◆ GIVEN DATA:
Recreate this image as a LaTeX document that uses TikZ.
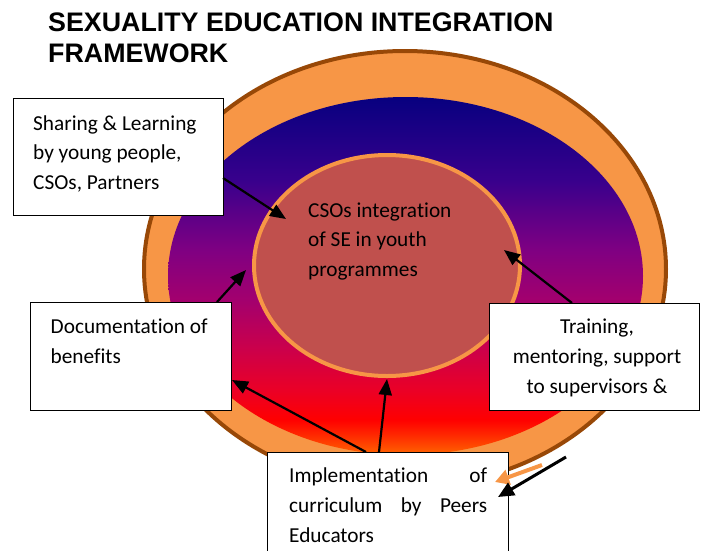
\documentclass[tikz,border=0pt]{standalone}
\usepackage{fontspec}
\setmainfont{Carlito}[Ligatures=NoCommon]
\newfontfamily\headfont{Liberation Sans}
\usetikzlibrary{arrows.meta,shapes.geometric}

\definecolor{ringorange}{HTML}{F79646}
\definecolor{ringbrown}{HTML}{984807}
\definecolor{corered}{HTML}{C0504D}

% navy at the top, through purple and magenta, to red and orange at the bottom
\pgfdeclareverticalshading{sunset}{100bp}{%
  rgb(0bp)=(1,0.4,0); rgb(25bp)=(1,0.4,0); rgb(27.8bp)=(1,0.16,0);
  rgb(29.9bp)=(1,0,0); rgb(34.1bp)=(0.92,0,0.15); rgb(39.7bp)=(0.8,0,0.29);
  rgb(46.6bp)=(0.64,0,0.43); rgb(53.6bp)=(0.5,0,0.51); rgb(63.4bp)=(0.22,0,0.55);
  rgb(75bp)=(0.03,0,0.5); rgb(100bp)=(0.03,0,0.5)}

\tikzset{
  box/.style={draw=black, fill=white, line width=1.2pt, inner sep=0pt, anchor=north west},
  txt/.style={inner sep=0pt, font=\fontsize{21.3}{30}\selectfont},
  headline/.style={inner sep=0pt, anchor=base west, font=\headfont\bfseries\fontsize{26.8}{31}\selectfont},
  link/.style={draw=black, line width=2.2pt, -{Triangle[length=16pt,width=13pt]}},
}

\begin{document}
\begin{tikzpicture}[x=1pt,y=-1pt]
\useasboundingbox (0,0) rectangle (705,550);
\clip (0,0) rectangle (705,550);

% title
\node[headline] (head1) at (48,31.5) {SEXUALITY EDUCATION INTEGRATION};
\node[headline] (head2) at (48,62.5) {FRAMEWORK};

% rings
\draw[ringbrown, fill=ringorange, line width=4pt] (405,269) ellipse [x radius=261pt, y radius=218pt];
\path[shading=sunset] (405.5,276) ellipse [x radius=237.5pt, y radius=179pt];
\node[ellipse, draw=ringorange, fill=corered, line width=4pt, inner sep=0pt,
      minimum width=266pt, minimum height=221pt] (core) at (387,265.5) {};
\node[txt, anchor=base west] (coreA) at (308,217) {CSOs integration};
\node[txt, anchor=base west] (coreB) at (308,246.5) {of SE in youth};
\node[txt, anchor=base west] (coreC) at (308,276) {programmes};

% boxes
\node[box, minimum width=210pt, minimum height=117pt] (share) at (13,98) {};
\node[txt, anchor=base west] (shareA) at (33,130) {Sharing \& Learning};
\node[txt, anchor=base west] (shareB) at (33,159.5) {by young people,};
\node[txt, anchor=base west] (shareC) at (33,189) {CSOs, Partners};

\node[box, minimum width=201pt, minimum height=108pt] (doc) at (30,302) {};
\node[txt, anchor=base west] (docA) at (50.5,333) {Documentation of};
\node[txt, anchor=base west] (docB) at (50.5,363) {benefits};

\node[box, minimum width=210pt, minimum height=107pt] (train) at (489,303) {};
\node[txt, anchor=base] (trainA) at (597,333) {Training,};
\node[txt, anchor=base] (trainB) at (597,363) {mentoring, support};
\node[txt, anchor=base] (trainC) at (597,393) {to supervisors \&};

\node[box, minimum width=241pt, minimum height=120pt] (impl) at (267,452) {};
\node[txt, anchor=base west] (implA) at (289,482) {\makebox[198pt][s]{Implementation of}};
\node[txt, anchor=base west] (implB) at (289,512) {\makebox[198pt][s]{curriculum by Peers}};
\node[txt, anchor=base west] (implC) at (289,542) {Educators};

% arrow ends
\coordinate (shareOut) at (223,178);
\coordinate (coreNW) at (286,219);
\coordinate (docOut) at (217,302);
\coordinate (ringW) at (246,270);
\coordinate (trainOut) at (572,303);
\coordinate (coreE) at (504,250);
\coordinate (implOutL) at (366,452);
\coordinate (docIn) at (232,380);
\coordinate (implOutM) at (379,452);
\coordinate (coreS) at (387,379);
\coordinate (blackTail) at (566,457);
\coordinate (implInB) at (498,497);
\coordinate (orangeTail) at (542,465);
\coordinate (implInO) at (495,482);

\draw[link] (shareOut) -- (coreNW);
\draw[link] (docOut) -- (ringW);
\draw[link] (trainOut) -- (coreE);
\draw[link] (implOutL) -- (docIn);
\draw[link] (implOutM) -- (coreS);
\draw[draw=ringorange, line width=4pt, -{Triangle[length=14pt,width=15pt]}] (orangeTail) -- (implInO);
\draw[draw=black, line width=3pt, -{Triangle[length=16pt,width=14pt]}] (blackTail) -- (implInB);
\end{tikzpicture}
\end{document}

◆ WRITTEN TASK: Restate, line by line and word for word, everything from the top of the material through the line that contains "anchor=base west] (coreC)". Leave pictures out.

◆ ANSWER TO THE EXERCISE:
Recreate this image as a LaTeX document that uses TikZ.
\documentclass[tikz,border=0pt]{standalone}
\usepackage{fontspec}
\setmainfont{Carlito}[Ligatures=NoCommon]
\newfontfamily\headfont{Liberation Sans}
\usetikzlibrary{arrows.meta,shapes.geometric}

\definecolor{ringorange}{HTML}{F79646}
\definecolor{ringbrown}{HTML}{984807}
\definecolor{corered}{HTML}{C0504D}

% navy at the top, through purple and magenta, to red and orange at the bottom
\pgfdeclareverticalshading{sunset}{100bp}{%
  rgb(0bp)=(1,0.4,0); rgb(25bp)=(1,0.4,0); rgb(27.8bp)=(1,0.16,0);
  rgb(29.9bp)=(1,0,0); rgb(34.1bp)=(0.92,0,0.15); rgb(39.7bp)=(0.8,0,0.29);
  rgb(46.6bp)=(0.64,0,0.43); rgb(53.6bp)=(0.5,0,0.51); rgb(63.4bp)=(0.22,0,0.55);
  rgb(75bp)=(0.03,0,0.5); rgb(100bp)=(0.03,0,0.5)}

\tikzset{
  box/.style={draw=black, fill=white, line width=1.2pt, inner sep=0pt, anchor=north west},
  txt/.style={inner sep=0pt, font=\fontsize{21.3}{30}\selectfont},
  headline/.style={inner sep=0pt, anchor=base west, font=\headfont\bfseries\fontsize{26.8}{31}\selectfont},
  link/.style={draw=black, line width=2.2pt, -{Triangle[length=16pt,width=13pt]}},
}

\begin{document}
\begin{tikzpicture}[x=1pt,y=-1pt]
\useasboundingbox (0,0) rectangle (705,550);
\clip (0,0) rectangle (705,550);

% title
\node[headline] (head1) at (48,31.5) {SEXUALITY EDUCATION INTEGRATION};
\node[headline] (head2) at (48,62.5) {FRAMEWORK};

% rings
\draw[ringbrown, fill=ringorange, line width=4pt] (405,269) ellipse [x radius=261pt, y radius=218pt];
\path[shading=sunset] (405.5,276) ellipse [x radius=237.5pt, y radius=179pt];
\node[ellipse, draw=ringorange, fill=corered, line width=4pt, inner sep=0pt,
      minimum width=266pt, minimum height=221pt] (core) at (387,265.5) {};
\node[txt, anchor=base west] (coreA) at (308,217) {CSOs integration};
\node[txt, anchor=base west] (coreB) at (308,246.5) {of SE in youth};
\node[txt, anchor=base west] (coreC) at (308,276) {programmes};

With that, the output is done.